Moreover, the sellers of these clubs would often get hit with a massive tax bill if they took the entire purchase price in cash on day 1, and therefore, they are often happy to provide seller financing in exchange of a relatively modest interest rates, especially since they see RICK as a safe borrower due to its large scale and reputation.

For RICK, it is fantastic because it means that it does not need to put much cash into its acquisition. The cash-on-cash return will be phenomenal since it is acquiring ~$5 million of EBITDA! After interest expense, the return would be 30%+ since it is only investing $10 million.

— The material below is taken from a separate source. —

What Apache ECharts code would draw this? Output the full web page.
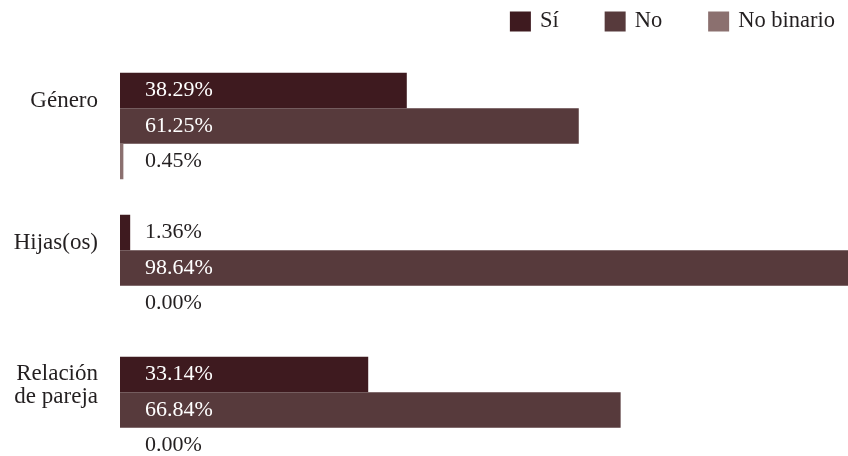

Where else can you get such returns?

An even better question: where else can you get such returns from a relatively defensive asset? (High-quality, moated, recession-resistant strip club that enjoys high margins and barrier to entry due to licenses.)

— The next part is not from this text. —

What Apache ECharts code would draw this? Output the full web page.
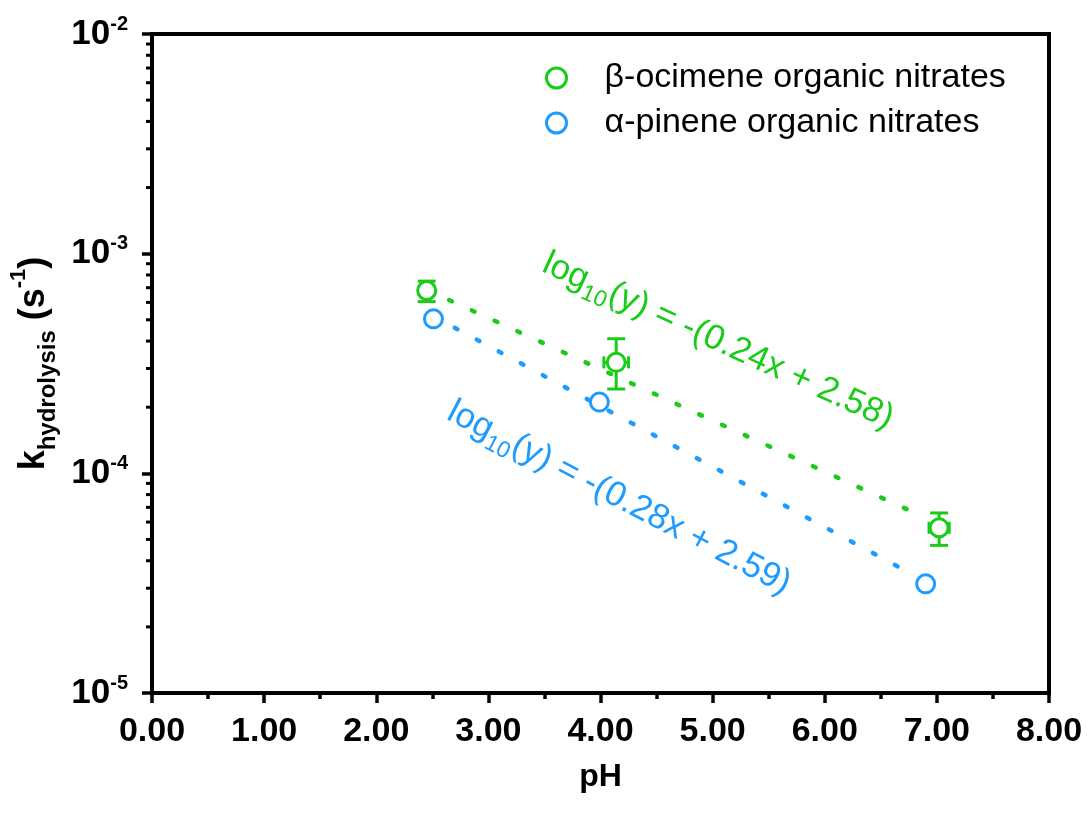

I don’t know any other investment with such an attractive risk-to-reward and this is why I like RICK so much.

And the best part is that RICK can do many of these deals since it had $40 million of cash on hand. Moreover, RICK is currently generating about $1.5 million of free cash flow each week that passes. About half of that goes into buybacks at the moment because the management believes that its share price is too cheap, but it leaves nearly $1 million each week, which will build up over time, and will allow RICK to pursue even more acquisitions.

My point here is that RICK does not need to raise any equity to grow rapidly. If it can close just a few such deals each year, RICK can grow its FCF by 20%+. Meanwhile, it is also continuing to build and franchise its Bombshells sports bar concept, it buys back stock with a very high FCF yield, and it is also developing other businesses like its own version of OnlyFans (Admireme) and its own NFT that provides perks at its clubs to attract the younger crowd. This is all additional growth.

How much are we paying for this growth opportunity?

They are exiting the year with ~$100m of EBITDA as a run rate, potentially more once you take this acquisition into account. If you remove ~$10 for taxes, ~$5 for maintenance capex, ~$8 interest expenses, and you get near ~$80 million of FCF.

The current market cap is $520 million so we are paying just 7.5x FCF.

Now imagine if they can keep growing at 20%+ for another 5 years and during the same time, its FCF multiple grows to 15x FCF. That would more than 4x your money.